El-Sayyed went on to voice expectations that the presidency would not appeal the verdict "otherwise, this would be a continuing defiance from the presidency against the Egyptian judiciary."

He blamed such "legal chaos" on the inept handling of the situation by Morsi's legal advisors.

Hassan Yassin, aide to the prosecutor-general, told Ahram Online that the appeal court’s verdict is unconstitutional on the grounds that the transitional articles of the newly-ratified constitution have shielded all constitutional declarations – issued by both the once ruling military council and the country's elected president – from any appeal.

According to Article 236 of the constitution, all constitutional declarations are considered void after the new constitution is passed but all consequent verdicts will remain valid.

“The State Litigation Authority is the only body entitled to take legal actions in the Court of Cassation to overturn this verdict,” added Yassin. “The verdict is not irreversible,” he said.

Mohamed Hamed El-Gamal, former head of Egypt’s State Council and a prominent constitutional expert, told Ahram Online that “the Brotherhood and its president have been seeking to create legislative tools to enable the executive authority to crack down on the judicial authority."

"The judiciary has been trying to stand up to these attempts,” he said.

El-Gamal said that Morsi's decision to dismiss Mahmoud and appoint the current prosecutor-general is an administrative one and that it is up to the court to overrule it.

“The judiciary is the one which decides the nature of a certain decision and the fact that the president renders his decree a 'constitutional declaration'does not mean that the court cannot re-identify it as an administrative decision,” he added.

In October 2012, Morsi dismissed Mahmoud from his post, which he had held since 2006, and appointed him Egypytian Ambassador to the Vatican.

Morsi's attempt to replace Mahmoud was prompted by growing fury at the acquittal of Mubarak-era officials charged with orchestrating the famous Battle of the Camel attack in Tahrir Square.

Twenty-one protesters were killed and hundreds injured during the attack, when plain-clothed assailants, some on horse and camelback, violently attacked a sit-in in the flashpoint square in February 2011.

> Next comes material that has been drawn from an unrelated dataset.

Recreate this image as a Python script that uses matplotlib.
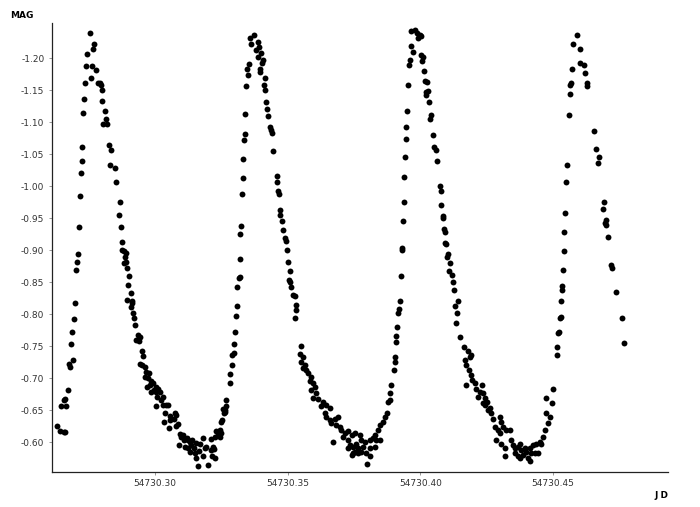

Mahmoud, backed by many of the judiciary, argued that Morsi's attempt to replace him went beyond his presidential mandate.

Two days later, Mahmoud held a press conference at his office at the Egyptian Supreme Court, defying the president's decision and insisting he still retained his post.

A meeting was held on the same day between the president and Mahmoud, after which Morsi's Vice-President, Mahmoud Mekki, announced that media has falsely transmitted news of Mahmoud's dismissal, asserting that he was offered a post as Egypt's ambassador.

It was announced afterwards that President Morsi had agreed to allow Mahmoud to keep his job after an embarrassing public row.

In November 2012, a few monthsafter Egypt's People's Assembly (lower house of parliament) was ruled unconstitutional and disbanded, President Morsi issued a controversial constitutional declaration widening his powers and placing his decisions above judicial review.

Among the articles of the declaration was one dismissing the country's prosecutor-general and replacing him with Talaat Abdullah.

Under the Egyptian legal system, the prosecutor-general can only be dismissed by a judicial decree, not by the president.

The dismissal of Abdel-Meguid Mahmoud has been one of the major demands of pro-revolution groups since the ousting of former president Mubarak in February 2011.

Pro-revolution critics argued that his office failed to pursue those implicated in the killing of Egyptian protesters over nearly two years of political turmoil since the outbreak of the country's popular uprising.